To do: For the material that follows, list every line containing the word "this".

Supplied information:
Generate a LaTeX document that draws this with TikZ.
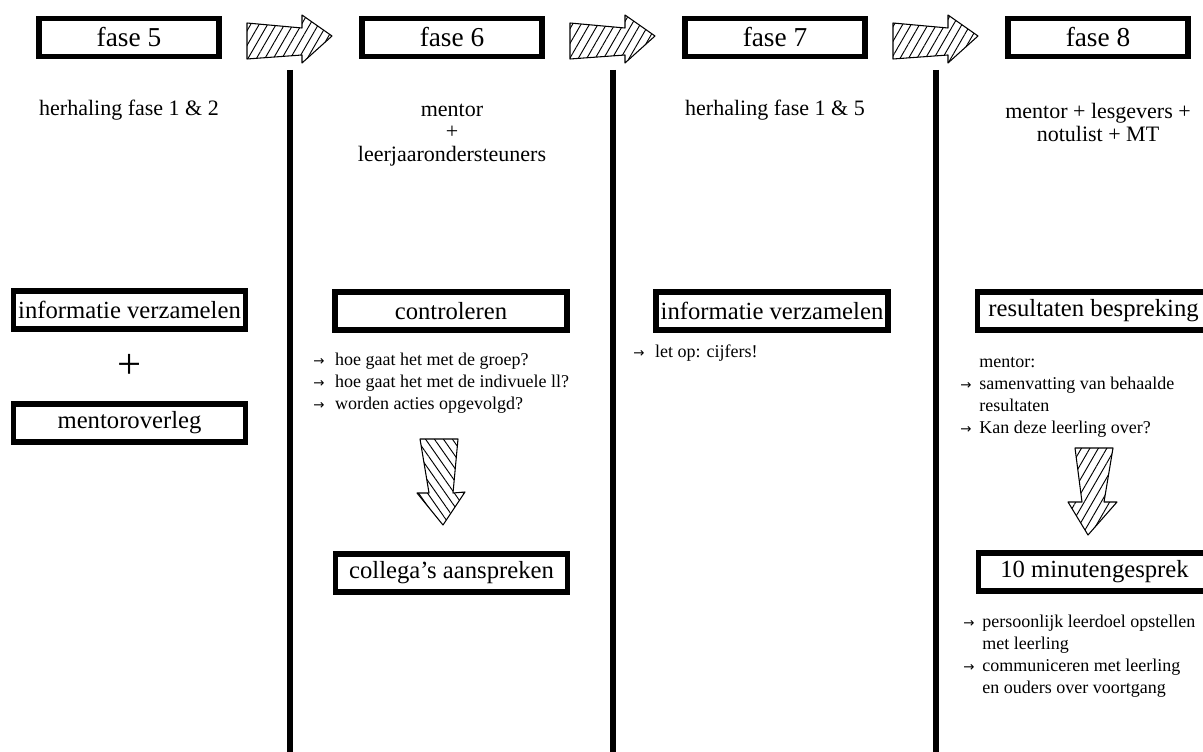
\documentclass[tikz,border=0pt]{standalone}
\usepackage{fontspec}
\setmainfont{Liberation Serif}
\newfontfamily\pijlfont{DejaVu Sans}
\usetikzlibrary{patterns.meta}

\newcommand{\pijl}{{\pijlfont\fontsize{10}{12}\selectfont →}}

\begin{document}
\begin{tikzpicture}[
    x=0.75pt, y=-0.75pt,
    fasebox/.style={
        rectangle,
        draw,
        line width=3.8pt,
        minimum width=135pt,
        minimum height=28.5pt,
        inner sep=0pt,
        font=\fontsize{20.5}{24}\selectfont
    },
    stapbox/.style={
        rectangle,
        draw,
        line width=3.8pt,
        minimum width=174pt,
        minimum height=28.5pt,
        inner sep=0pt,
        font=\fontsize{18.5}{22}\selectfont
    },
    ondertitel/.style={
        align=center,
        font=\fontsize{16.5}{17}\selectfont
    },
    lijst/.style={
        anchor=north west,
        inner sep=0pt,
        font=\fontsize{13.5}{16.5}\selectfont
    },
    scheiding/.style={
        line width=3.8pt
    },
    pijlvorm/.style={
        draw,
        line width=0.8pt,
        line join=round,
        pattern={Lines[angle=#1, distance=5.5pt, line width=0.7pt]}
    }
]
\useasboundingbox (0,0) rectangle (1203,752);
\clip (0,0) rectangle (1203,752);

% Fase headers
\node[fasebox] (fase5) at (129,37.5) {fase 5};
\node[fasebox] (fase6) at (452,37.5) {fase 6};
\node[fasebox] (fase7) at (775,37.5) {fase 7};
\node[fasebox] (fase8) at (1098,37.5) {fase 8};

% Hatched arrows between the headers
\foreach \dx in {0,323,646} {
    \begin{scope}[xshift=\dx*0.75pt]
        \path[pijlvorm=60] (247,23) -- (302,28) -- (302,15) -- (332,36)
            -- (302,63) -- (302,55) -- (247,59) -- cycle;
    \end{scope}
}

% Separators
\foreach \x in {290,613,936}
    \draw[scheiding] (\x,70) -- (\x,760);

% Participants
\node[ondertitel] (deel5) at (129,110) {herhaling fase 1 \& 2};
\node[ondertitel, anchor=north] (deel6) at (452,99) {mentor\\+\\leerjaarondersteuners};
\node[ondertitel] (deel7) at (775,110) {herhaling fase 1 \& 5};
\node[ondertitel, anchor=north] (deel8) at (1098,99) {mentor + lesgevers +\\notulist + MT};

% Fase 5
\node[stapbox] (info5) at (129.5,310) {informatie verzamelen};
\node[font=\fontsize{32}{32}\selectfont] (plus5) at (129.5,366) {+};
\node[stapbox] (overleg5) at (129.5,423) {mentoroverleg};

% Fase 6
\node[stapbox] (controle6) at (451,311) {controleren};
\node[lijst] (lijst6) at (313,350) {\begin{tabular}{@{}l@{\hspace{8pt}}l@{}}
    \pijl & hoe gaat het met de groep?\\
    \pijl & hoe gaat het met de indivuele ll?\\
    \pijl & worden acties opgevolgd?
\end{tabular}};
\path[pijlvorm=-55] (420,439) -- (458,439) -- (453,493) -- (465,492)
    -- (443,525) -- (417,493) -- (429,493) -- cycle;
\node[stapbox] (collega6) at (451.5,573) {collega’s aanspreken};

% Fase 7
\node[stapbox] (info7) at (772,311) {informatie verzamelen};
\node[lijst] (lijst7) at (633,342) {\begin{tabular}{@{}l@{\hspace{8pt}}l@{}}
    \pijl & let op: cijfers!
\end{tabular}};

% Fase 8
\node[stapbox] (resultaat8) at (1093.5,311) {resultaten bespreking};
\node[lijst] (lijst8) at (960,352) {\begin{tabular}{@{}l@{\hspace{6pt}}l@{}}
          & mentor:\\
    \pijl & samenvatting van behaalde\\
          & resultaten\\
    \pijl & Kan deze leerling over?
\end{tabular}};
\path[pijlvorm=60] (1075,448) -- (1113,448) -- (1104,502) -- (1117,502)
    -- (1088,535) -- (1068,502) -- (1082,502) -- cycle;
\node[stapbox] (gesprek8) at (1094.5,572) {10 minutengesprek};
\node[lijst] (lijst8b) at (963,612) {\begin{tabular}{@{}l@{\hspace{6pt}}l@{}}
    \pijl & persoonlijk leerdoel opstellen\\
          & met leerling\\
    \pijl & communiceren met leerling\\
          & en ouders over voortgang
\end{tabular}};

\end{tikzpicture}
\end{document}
...
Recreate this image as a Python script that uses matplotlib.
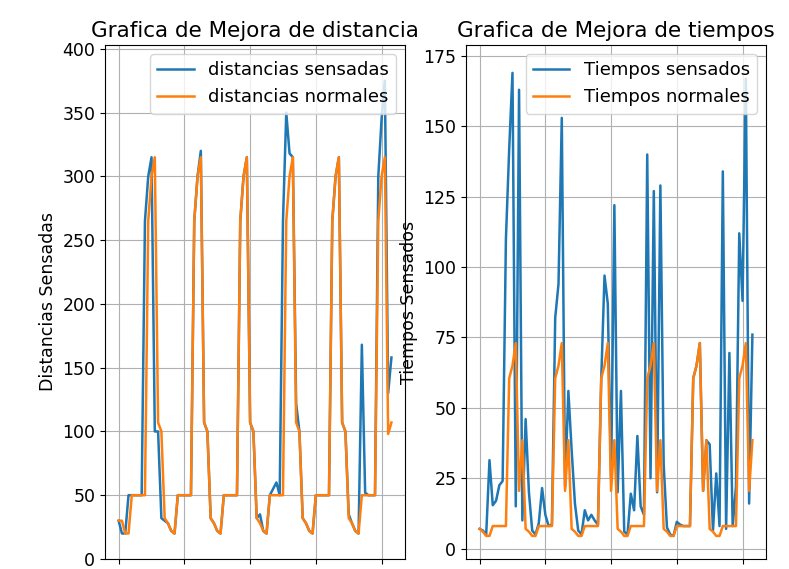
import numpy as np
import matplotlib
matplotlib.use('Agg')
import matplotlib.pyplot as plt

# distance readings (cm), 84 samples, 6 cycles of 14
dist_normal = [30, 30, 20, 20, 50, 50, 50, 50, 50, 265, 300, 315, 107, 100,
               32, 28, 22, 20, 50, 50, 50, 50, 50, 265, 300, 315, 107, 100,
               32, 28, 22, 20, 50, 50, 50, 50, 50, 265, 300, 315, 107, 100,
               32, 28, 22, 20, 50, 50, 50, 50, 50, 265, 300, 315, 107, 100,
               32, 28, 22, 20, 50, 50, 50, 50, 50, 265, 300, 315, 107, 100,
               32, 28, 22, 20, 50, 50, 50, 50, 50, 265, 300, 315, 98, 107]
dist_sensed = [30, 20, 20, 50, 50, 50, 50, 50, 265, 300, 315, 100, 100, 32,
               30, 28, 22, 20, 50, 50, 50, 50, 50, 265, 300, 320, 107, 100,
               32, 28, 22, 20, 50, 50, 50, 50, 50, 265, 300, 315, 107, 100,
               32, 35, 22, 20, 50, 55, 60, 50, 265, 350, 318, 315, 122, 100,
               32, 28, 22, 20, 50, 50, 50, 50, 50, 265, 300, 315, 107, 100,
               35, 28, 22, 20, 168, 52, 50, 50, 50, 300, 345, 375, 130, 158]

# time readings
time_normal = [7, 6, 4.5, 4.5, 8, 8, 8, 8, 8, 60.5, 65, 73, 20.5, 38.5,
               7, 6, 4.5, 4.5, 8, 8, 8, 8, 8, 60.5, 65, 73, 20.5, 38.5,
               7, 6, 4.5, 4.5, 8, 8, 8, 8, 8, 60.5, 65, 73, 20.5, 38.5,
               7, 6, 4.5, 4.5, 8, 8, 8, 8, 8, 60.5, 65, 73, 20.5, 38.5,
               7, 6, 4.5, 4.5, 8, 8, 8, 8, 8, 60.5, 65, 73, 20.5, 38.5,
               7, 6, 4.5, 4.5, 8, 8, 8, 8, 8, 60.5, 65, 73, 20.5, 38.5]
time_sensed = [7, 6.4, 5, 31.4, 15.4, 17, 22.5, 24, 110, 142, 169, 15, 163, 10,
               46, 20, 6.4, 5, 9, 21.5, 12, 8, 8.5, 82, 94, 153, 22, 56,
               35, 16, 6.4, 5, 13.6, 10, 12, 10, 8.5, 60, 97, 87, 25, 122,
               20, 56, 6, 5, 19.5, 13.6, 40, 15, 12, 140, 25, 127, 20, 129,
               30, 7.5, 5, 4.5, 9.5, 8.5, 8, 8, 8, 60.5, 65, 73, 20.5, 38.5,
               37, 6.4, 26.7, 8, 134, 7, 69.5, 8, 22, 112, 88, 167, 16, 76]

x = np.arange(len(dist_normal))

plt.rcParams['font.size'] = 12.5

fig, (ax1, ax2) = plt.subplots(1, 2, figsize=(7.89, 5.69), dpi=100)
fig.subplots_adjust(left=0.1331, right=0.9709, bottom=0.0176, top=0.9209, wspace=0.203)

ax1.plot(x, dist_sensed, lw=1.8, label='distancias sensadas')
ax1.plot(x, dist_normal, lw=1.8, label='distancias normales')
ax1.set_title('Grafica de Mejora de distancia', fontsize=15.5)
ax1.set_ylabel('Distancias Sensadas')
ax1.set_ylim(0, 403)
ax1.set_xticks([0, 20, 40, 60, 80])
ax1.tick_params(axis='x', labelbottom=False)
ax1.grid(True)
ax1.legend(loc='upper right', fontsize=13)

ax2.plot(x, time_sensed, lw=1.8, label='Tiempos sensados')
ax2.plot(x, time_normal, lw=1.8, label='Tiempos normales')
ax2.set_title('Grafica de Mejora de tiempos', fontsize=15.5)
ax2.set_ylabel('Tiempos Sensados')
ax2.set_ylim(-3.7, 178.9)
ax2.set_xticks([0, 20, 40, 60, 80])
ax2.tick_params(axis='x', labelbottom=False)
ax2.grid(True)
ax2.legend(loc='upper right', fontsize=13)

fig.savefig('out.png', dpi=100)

Task output:
Generate a LaTeX document that draws this with TikZ.
Recreate this image as a Python script that uses matplotlib.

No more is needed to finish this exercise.